3 thoughts on ““Serious” readers, and maybe why they’re so rare

  1. Hi, Gabriel.

    I think you’ve made a Iot of great points here, especially regarding what constitutes surprise and what an innovative artwork requires of the viewer, reader, and/or whatever, and it seems to me that you’re in conversation with Victor Shklovsky, especially his idea of how art slows down perception: ”The technique of art is to make objects ‘unfamiliar,’ to make forms difficult, to increase the difficulty and length of perception because the process of perception is an aesthetic end in itself and must be prolonged.”

  2. Maybe Shklovsky’s insight about slowing down perception explains why every movie now has a long slow-motion sequence, so that the audience can appreciate just how awesome everyone looks.

  3. From my end of the spectrum Self hasn’t uncovered anything worth worrying about.

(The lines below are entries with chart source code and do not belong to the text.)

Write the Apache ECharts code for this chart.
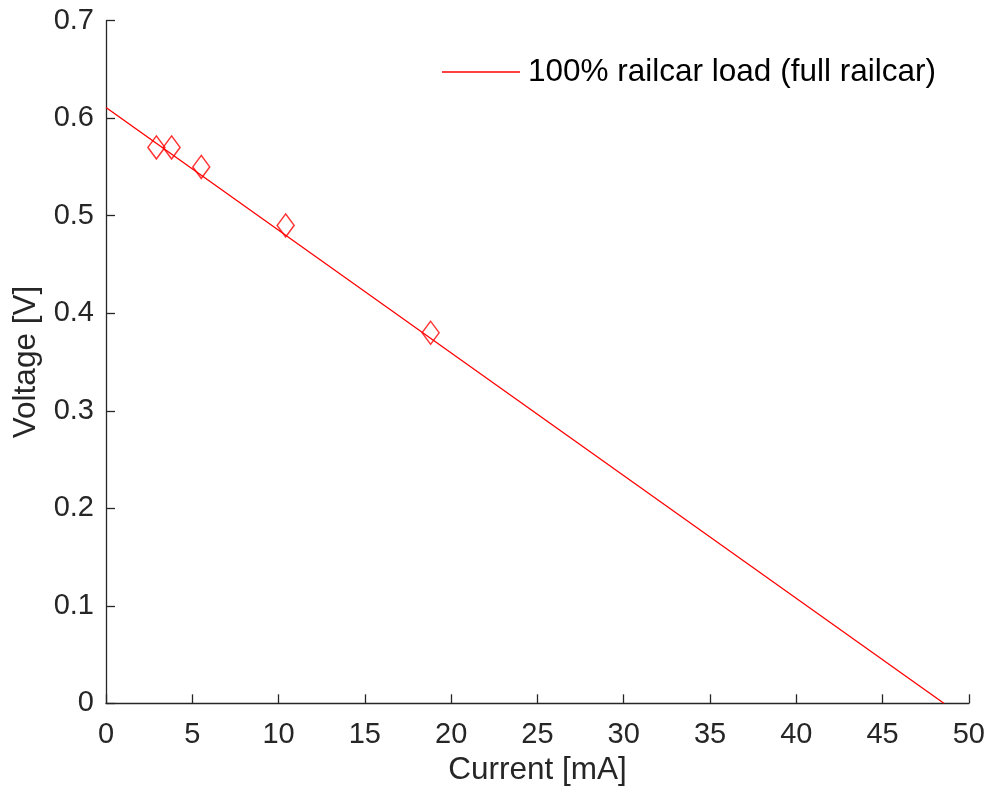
<!DOCTYPE html>
<html>
<head>
<meta charset="utf-8">
<title>Voltage vs current</title>
<script src="https://cdn.jsdelivr.net/npm/echarts@6/dist/echarts.min.js"></script>
<style>
    html, body { margin: 0; padding: 0; background: #fff; }
    #chart { width: 988px; height: 795px; }
</style>
</head>
<body>
<div id="chart"></div>
<script>
// measured points
var current = [2.92, 3.8, 5.52, 10.41, 18.81];
var voltage = [0.57, 0.57, 0.55, 0.49, 0.38];

// linear fit, end points
var fitCurrent = [0, 48.55];
var fitVoltage = [0.611, 0];

var xTicks = [0, 5, 10, 15, 20, 25, 30, 35, 40, 45, 50];
var yTicks = [0, 0.1, 0.2, 0.3, 0.4, 0.5, 0.6, 0.7];

var seriesName = '100% railcar load (full railcar)';

var axisColor = '#262626';
var font = 'Liberation Sans, Arial, sans-serif';

function pairs(xs, ys) {
    var out = [];
    for (var i = 0; i < xs.length; i++) {
        out.push([xs[i], ys[i]]);
    }
    return out;
}

var chart = echarts.init(document.getElementById('chart'));

var option = {
    animation: false,
    backgroundColor: '#fff',
    textStyle: { fontFamily: font },
    grid: {
        left: 106,
        right: 14.5,
        top: 20.7,
        bottom: 91.7,
        containLabel: false
    },
    legend: {
        data: [seriesName],
        left: 437,
        top: 51,
        icon: 'rect',
        itemWidth: 78,
        itemHeight: 1.4,
        itemGap: 10,
        itemStyle: { color: '#ff0000' },
        textStyle: { fontFamily: font, fontSize: 31.5, color: '#000', padding: [0, 0, 0, 3] }
    },
    xAxis: {
        type: 'value',
        min: xTicks[0],
        max: xTicks[xTicks.length - 1],
        interval: 5,
        name: 'Current [mA]',
        nameLocation: 'middle',
        nameGap: 50,
        nameTextStyle: { fontFamily: font, fontSize: 31.5, color: axisColor },
        axisLine: { lineStyle: { color: axisColor, width: 1.3 } },
        axisTick: { inside: true, length: 9, lineStyle: { color: axisColor, width: 1.3 } },
        axisLabel: { margin: 17, fontFamily: font, fontSize: 29, color: axisColor },
        splitLine: { show: false }
    },
    yAxis: {
        type: 'value',
        min: yTicks[0],
        max: yTicks[yTicks.length - 1],
        interval: 0.1,
        name: 'Voltage [V]',
        nameLocation: 'middle',
        nameGap: 63,
        nameTextStyle: { fontFamily: font, fontSize: 31.5, color: axisColor },
        axisLine: { show: true, lineStyle: { color: axisColor, width: 1.3 } },
        axisTick: { show: true, inside: true, length: 9, lineStyle: { color: axisColor, width: 1.3 } },
        axisLabel: {
            margin: 12,
            fontFamily: font,
            fontSize: 29,
            color: axisColor,
            formatter: function (v) { return String(Math.round(v * 10) / 10); }
        },
        splitLine: { show: false }
    },
    series: [
        {
            name: seriesName,
            type: 'line',
            data: pairs(fitCurrent, fitVoltage),
            symbol: 'none',
            lineStyle: { color: '#ff0000', width: 1.3 },
            itemStyle: { color: '#ff0000' }
        },
        {
            name: 'data',
            type: 'scatter',
            data: pairs(current, voltage),
            symbol: 'diamond',
            symbolSize: [17, 23],
            itemStyle: { color: 'rgba(255,255,255,0)', borderColor: '#ff0000', borderWidth: 1.5 }
        }
    ]
};

chart.setOption(option);
</script>
</body>
</html>
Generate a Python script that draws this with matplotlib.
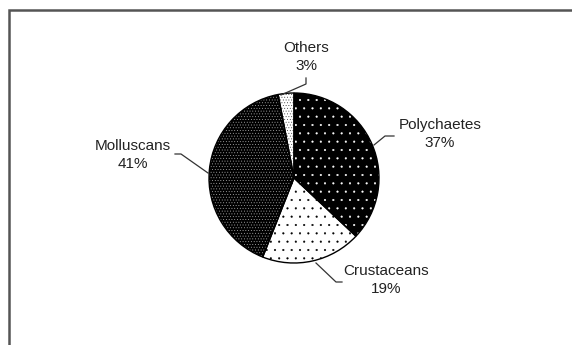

As a working class guy who began writing in middle age, I don’t think I ever knew anyone who read beyond best sellers and self-help crap–except me. Of course it’s been a steep learning curve for a would-be writer, but gradually I’ve met so many people around Ann Arbor who are familiar with large portions of the American and European canon, and want more. My perception of the number of serious readers has actually gone up! I think these readers wax and wane with each generation. Kids may seem more interested in photos than text right now, but never fear, their children will come back to serious texts to confound their parents. There remains the question of how writers of serious works are to survive until that epiphany rolls around. Afraid I haven’t much to offer on that. While working class folks are good at survival, we really don’t know how we manage it.